Upconversion Dynamics in Er 3+ ‐Doped Gd 2 O 2 S: Influence of Excitation Power, Er 3+ Concentration, and Defects

Upconversion (UC) enables the conversion of lower energy to higher energy photons and has gained interest for the application in solar cells and nanocrystal biolabels. Er 3+ ‐doped Gd 2 O 2 S is a highly promising UC material for applications. A record UC quantum yield of 12% was recently measured in Gd 2 O 2 S doped with 10% Er 3+ upon monochromatic excitation into the 4 I 13/2 state at 1510 nm for moderate excitation densities (700 W m −2 ).
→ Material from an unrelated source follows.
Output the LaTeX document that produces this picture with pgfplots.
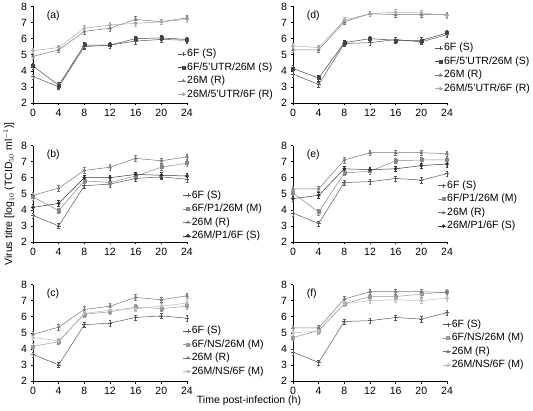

In this work, the focus is on the dynamics of the infrared ( 4 I 13/2 , ≈1500 nm) to near‐infrared ( 4 I 11/2 , ≈1000 nm) UC luminescence in Er 3+ ‐doped Gd 2 O 2 ­S. On the basis of luminescence spectra (emission and excitation), UC emission decay curves, and rate equation modeling, it is shown that energy transfer upconversion (ETU) is the mechanism responsible for the 4 I 11/2 UC luminescence, and the ETU parameter for Gd 2 O 2 S:10%Er 3+ is determined to be W ETU = 6.3 × 10 −19 cm 3 s −1 . The UC dynamics depend on the Er 3+ concentration and, similar to triplet–triplet annihilation UC in organic materials, on the excitation power. The results highlight the subtle balance between desired energy transfer processes leading to ETU and undesired energy migration to quenching sites. The overall UC efficiency is dependent not only on the material and composition but also on the synthesis process.